Ofcom is consulting on a draft code of practice to underpin the initial obligations imposed on internet service providers (ISPs) by the Digital Economy Act 2010 (the Act) to reduce online copyright infringement.
The Act requires ISPs to notify their subscribers if their internet protocol addresses are reported by copyright owners as being used to infringe copyright. Any such copyright infringement reports delivered by copyright owners must contain evidence that the subscriber has engaged in copyright infringement of some kind. The Act also requires ISPs to provide copyright owners with copyright infringement lists of subscribers that have triggered infringement reports exceeding a certain threshold (on an anonymous basis). These lists are intended to assist copyright owners in identifying serial offenders and in taking further action once a court order is obtained against a particular subscriber.

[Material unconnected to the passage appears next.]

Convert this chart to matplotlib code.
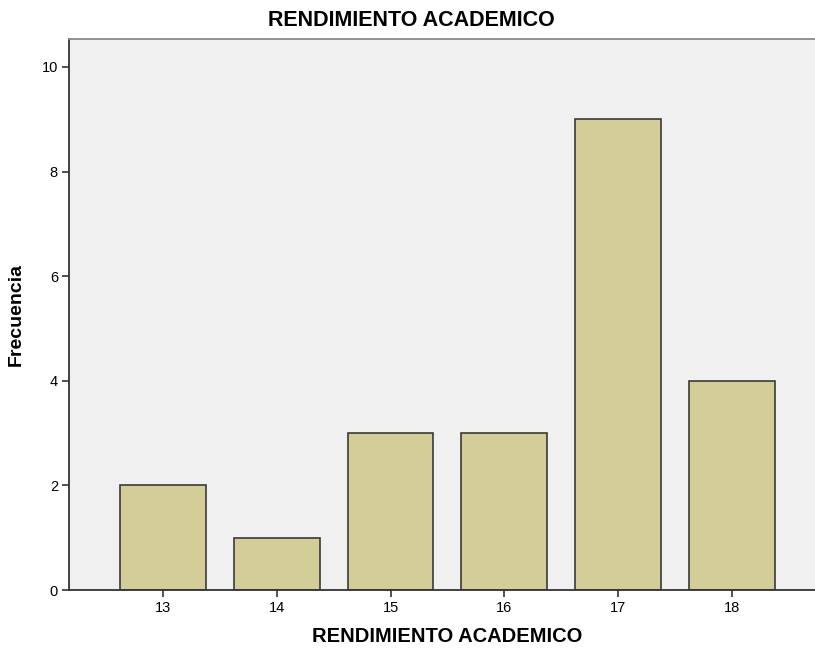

The draft code sets out the detail of how this scheme will work, including how and when ISPs need to send notifications to their subscribers and the content of such notifications. Having considered three options for notification and escalation procedures (by volume of infringement reports received, by behaviour of subscribers over time, and by the cost of copyright infringements), Ofcom has proposed an approach based on subscriber behaviour. Broadly, the first notification will be triggered by the first infringement report received relating to a subscriber, and subsequent notifications will be sent for each infringement report received at least a month following the previous infringement report. A subscriber may then be included on an infringement list where that subscriber has received three notifications within a year and where the copyright owner requesting the list has sent at least one of those infringement reports.
The draft code proposes to establish an independent, robust subscriber appeals mechanism for subscribers that believe they have incorrectly received a notification and anticipates arrangements for enforcement, dealing with industry disputes and information gathering.
The obligations imposed on ISPs under the Act are stated to apply to all ISPs except those demonstrating a very low level of online copyright infringement. Ofcom does not currently have any infringement report data on which to set an infringement report-based threshold for qualifying ISPs and has instead proposed that the draft code will only initially apply to fixed-line ISPs with over 400,000 subscribers, comprising the UK's 7 largest ISPs: BT, Talk Talk, Virgin Media, Sky, Orange, O2 and the Post Office. Ofcom intends to review evidence of online copyright infringement and may extend the application of the code if appropriate.
The consultation on the draft code closes on 30 July 2010 and is the first in a series of three consultations Ofcom intends to issue this year in relation the Act (subsequent consultations will cover enforcement of the code and cost sharing).